I recently updated my quick HowTo for iometer, and added a section on running iometer on a Linux host. It’s actually pretty easy to run iometer disk benchmarks on Linux hosts.
I recently updated my quick HowTo for iometer, and added a section on running iometer on a Linux host. It’s actually pretty easy to run iometer disk benchmarks on Linux hosts.
Many thanks for your Advice on running IOmeter on linux. Excellent JOB!
Your comment on SSDs is misleading. Performance isn’t tuned to be high during first use. Performance decreases over time due to the nature of the technology. (an erase-rewrite operation takes longer than a straight write operation).
This is why SSD manufacturers have spent time working on “Garbage Collection” and “TRIM”. These two technologies are designed to keep the drive running at it’s “new” performance levels over it’s lifetime.
To suggest that manufacturers tune performance for initial benchmarks is a bit ridiculous. It’s akin to claiming throughput differences for the start and end of a mechanical drive is also some sort of conspiracy when it’s due to differences in linear vs angular ‘speed’ (https://en.wikipedia.org/wiki/Constant_angular_velocity).
Here are some useful starting places:
https://en.wikipedia.org/wiki/Write_amplification
https://en.wikipedia.org/wiki/TRIM
Well, my comments are based on a presentation from Chris George from DDRdrive, which I attended. He clearly shows that most SSD manufacturers are gaming the benchmarks. See https://www.ddrdrive.com/zil_accelerator.pdf (his discussion on this starts on slide 27 “The untold truth about Flash SSD write IOPS degradation”) or Google for more comments about his findings.
Chris lays everything out pretty simply and just further backs up my point. The differences in advertised vs real world performance is due to the nature of NAND flash. If a sector contains data the whole block needs to be erased and rewritten. The first writes are fast as are any writes to area that have been trimmed or garbage collected.

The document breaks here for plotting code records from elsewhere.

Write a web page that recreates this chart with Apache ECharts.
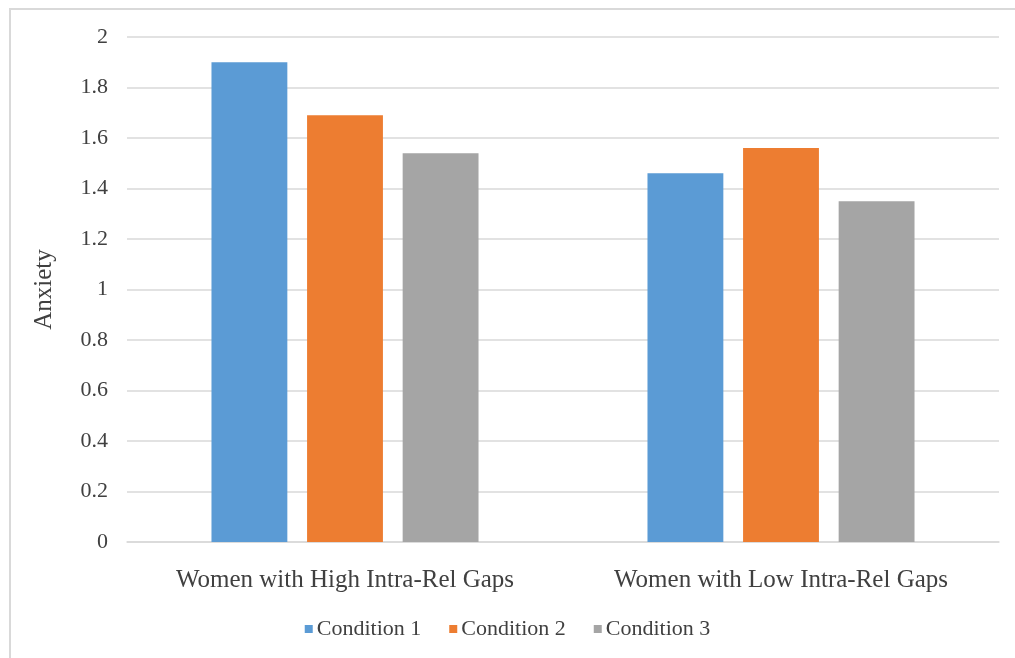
<!DOCTYPE html>
<html>
<head>
<meta charset="utf-8">
<script src="https://cdn.jsdelivr.net/npm/echarts@6/dist/echarts.min.js"></script>
<style>
  html, body { margin: 0; padding: 0; background: #ffffff; }
  #chart { width: 1015px; height: 658px; }
</style>
</head>
<body>
<div id="chart"></div>
<script>
// Mean anxiety by group and condition
const categories = ['Women with High Intra-Rel Gaps', 'Women with Low Intra-Rel Gaps'];
const condition1 = [1.90, 1.46];
const condition2 = [1.69, 1.56];
const condition3 = [1.54, 1.35];
const seriesNames = ['Condition 1', 'Condition 2', 'Condition 3'];
const colors = ['#5B9BD5', '#ED7D31', '#A5A5A5'];

const textColor = '#404040';
const fontFamily = '"Liberation Serif", "Times New Roman", serif';

const chart = echarts.init(document.getElementById('chart'), null, { renderer: 'canvas' });

const seriesData = [condition1, condition2, condition3];

chart.setOption({
  animation: false,
  backgroundColor: '#ffffff',
  color: colors,
  graphic: [{
    type: 'rect',
    shape: { x: 10, y: 9, width: 1100, height: 700 },
    style: { fill: 'none', stroke: '#D9D9D9', lineWidth: 2 },
    silent: true,
    z: -1
  }],
  grid: { left: 127, right: 16, top: 37, bottom: 116, containLabel: false },
  legend: {
    data: seriesNames,
    bottom: 13,
    left: 'center',
    itemWidth: 8,
    itemHeight: 8,
    itemGap: 28,
    icon: 'rect',
    textStyle: { color: textColor, fontFamily: fontFamily, fontSize: 22, padding: [0, 0, 0, -1] }
  },
  xAxis: {
    type: 'category',
    data: categories,
    axisLine: { show: true, lineStyle: { color: '#D9D9D9', width: 1.5 } },
    axisTick: { show: false },
    axisLabel: { color: textColor, fontFamily: fontFamily, fontSize: 25, margin: 26, interval: 0 }
  },
  yAxis: {
    type: 'value',
    min: 0,
    max: 2,
    interval: 0.2,
    name: 'Anxiety',
    nameLocation: 'middle',
    nameGap: 70,
    nameRotate: 90,
    nameTextStyle: { color: textColor, fontFamily: fontFamily, fontSize: 25 },
    axisLine: { show: false },
    axisTick: { show: false },
    splitLine: { lineStyle: { color: '#D9D9D9', width: 1.5 } },
    axisLabel: { color: textColor, fontFamily: fontFamily, fontSize: 22, margin: 19 }
  },
  series: seriesNames.map((name, i) => ({
    name: name,
    type: 'bar',
    data: seriesData[i],
    barWidth: '17.4%',
    barGap: '26%',
    itemStyle: { color: colors[i] }
  }))
});
</script>
</body>
</html>
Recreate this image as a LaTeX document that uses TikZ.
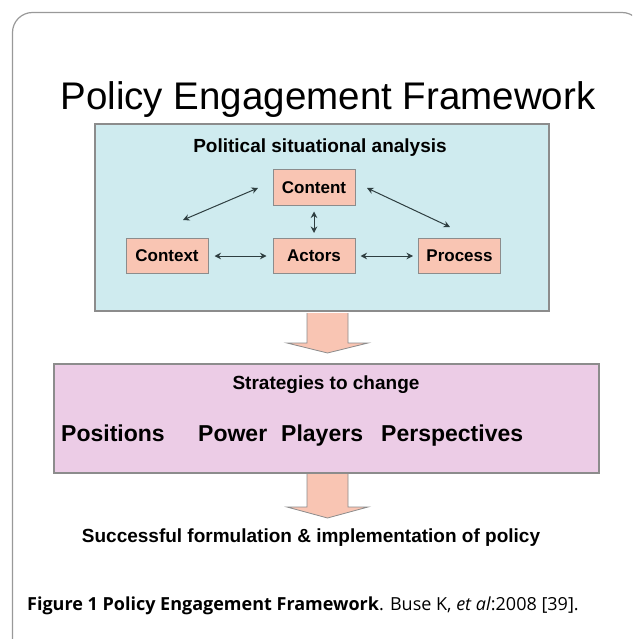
\documentclass[tikz,border=0pt]{standalone}
\usepackage{fontspec}
\setmainfont{Liberation Sans}
\newfontfamily\capfont{Open Sans}
\usetikzlibrary{arrows.meta}
\definecolor{bluebg}{HTML}{CFEBEF}
\definecolor{pinkbg}{HTML}{ECCCE6}
\definecolor{salmon}{HTML}{F9C5B3}
\definecolor{edgegray}{HTML}{8C8C8C}
\definecolor{arrowdark}{HTML}{2E3E40}
\tikzset{
  panel/.style={draw=edgegray, line width=1.2pt},
  actorbox/.style={draw=edgegray, line width=1pt, fill=salmon, minimum width=82pt, minimum height=35pt, inner sep=0pt, font=\fontsize{17}{20}\selectfont\bfseries},
  link/.style={draw=arrowdark, line width=1pt, {Stealth[length=6.5pt,width=6.5pt]}-{Stealth[length=6.5pt,width=6.5pt]}},
  blockarrow/.style={draw=edgegray, line width=0.8pt, fill=salmon},
  txt/.style={inner sep=0pt, text=black}
}
\begin{document}
\begin{tikzpicture}[x=1pt,y=-1pt]
\useasboundingbox (0,0) rectangle (632,639);
\clip (0,0) rectangle (632,639);
\fill[white] (0,0) rectangle (632,639);
% outer frame
\draw[draw=gray!80, line width=1.2pt, rounded corners=20pt] (12.5,660) -- (12.5,12.5) -- (642,12.5) -- (642,660);
% title
\node[txt, anchor=base, font=\fontsize{38.5}{44}\selectfont] (title) at (328,110) {Policy Engagement Framework};
% blue panel
\draw[panel, fill=bluebg] (95,124) rectangle (549,311);
\node[txt, anchor=base, font=\fontsize{19}{22}\selectfont\bfseries] (psa) at (320,153) {Political situational analysis};
\node[actorbox] (content) at (314,187.5) {Content};
\node[actorbox] (context) at (167,256) {Context};
\node[actorbox] (actors) at (314,256) {Actors};
\node[actorbox] (process) at (459.5,256) {Process};
\coordinate (c1) at (258,188);
\coordinate (c2) at (183,220);
\coordinate (p1) at (367,188);
\coordinate (p2) at (450,227);
\draw[link] (c1) -- (c2);
\draw[link] (p1) -- (p2);
\draw[link] ([yshift=-6pt]content.south) -- ([yshift=5pt]actors.north);
\draw[link] ([xshift=6pt]context.east) -- ([xshift=-6pt]actors.west);
\draw[link] ([xshift=5pt]actors.east) -- ([xshift=-5pt]process.west);
% arrow 1
\draw[blockarrow] (307,313) -- (307,343) -- (287,343) -- (327.5,353) -- (368,343) -- (348,343) -- (348,313);
% pink panel
\draw[panel, fill=pinkbg] (54,364) rectangle (599,473);
\node[txt, anchor=base, font=\fontsize{19}{22}\selectfont\bfseries] (stc) at (326,389) {Strategies to change};
\node[txt, anchor=base west, font=\fontsize{23}{27}\selectfont\bfseries] (pos) at (61,441) {Positions};
\node[txt, anchor=base west, font=\fontsize{23}{27}\selectfont\bfseries] (pow) at (198,441) {Power};
\node[txt, anchor=base west, font=\fontsize{23}{27}\selectfont\bfseries] (pla) at (281,441) {Players};
\node[txt, anchor=base west, font=\fontsize{23}{27}\selectfont\bfseries] (per) at (381,441) {Perspectives};
% arrow 2
\draw[blockarrow] (307,474) -- (307,507) -- (287,507) -- (327.5,518) -- (368,507) -- (348,507) -- (348,474);
\node[txt, anchor=base, font=\fontsize{19}{23}\selectfont\bfseries] (succ) at (311,542) {Successful formulation \& implementation of policy};
% caption
\node[txt, anchor=base west, font=\capfont\fontsize{18}{21}\selectfont] (cap) at (27,610) {\textbf{Figure 1 Policy Engagement Framework}. Buse K, \textit{et al}:2008 [39].};
\end{tikzpicture}
\end{document}
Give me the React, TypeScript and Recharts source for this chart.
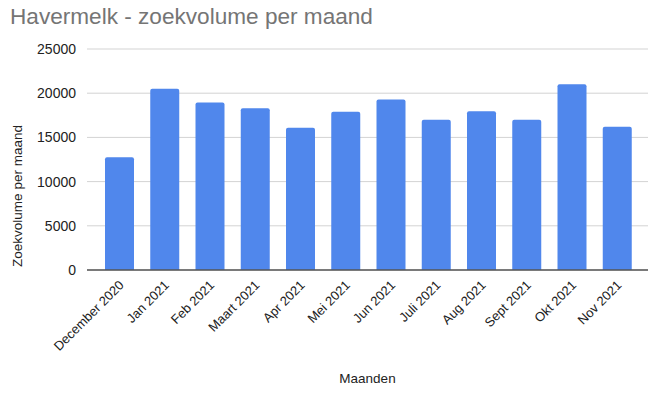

The sharp drop off you see is directly correlated to the entire drive having been filled with data. Once this happens all writes are the two step erase/write process instead of a simple write.
None of this suggests nefarious intent.
Additionally, real world performance is absolutely dependent on usage scenario. When the drive is being continually thrashed, garbage collection can’t happen. If the system only uses a portion of the drive’s capacity then garbage collection can happen in the background getting you closer to the theoretical numbers.
Obviously Chris is going to paint NAND in the worst possible light as it’s the exact circumstance where DRAM storage is a better choice. He has a product to sell and if he only shows you where NAND is the better choice he wouldn’t be very good at his job, now, would he?
TL;DR. The only thing Chris clearly shows is that NAND as a technology has some shortcomings; not that the performance drop is due to manufacturer’s intent.
Is there any CLI command to stop the running IOmeter execution without using user interface stop button.
Hello,I am running a beta test on a new IBM Flash Memory system and would like to run in a bladecenter environment. All that sounds pretty easy but I would like to run my testing (Dynamo) in Linux. From what I understand the dashboard (IOMeter) needs to run in Windows. whta I have heard is that it is easy to setup but my team is having a hell of a time. Can you describe the way that the system needs to be setup?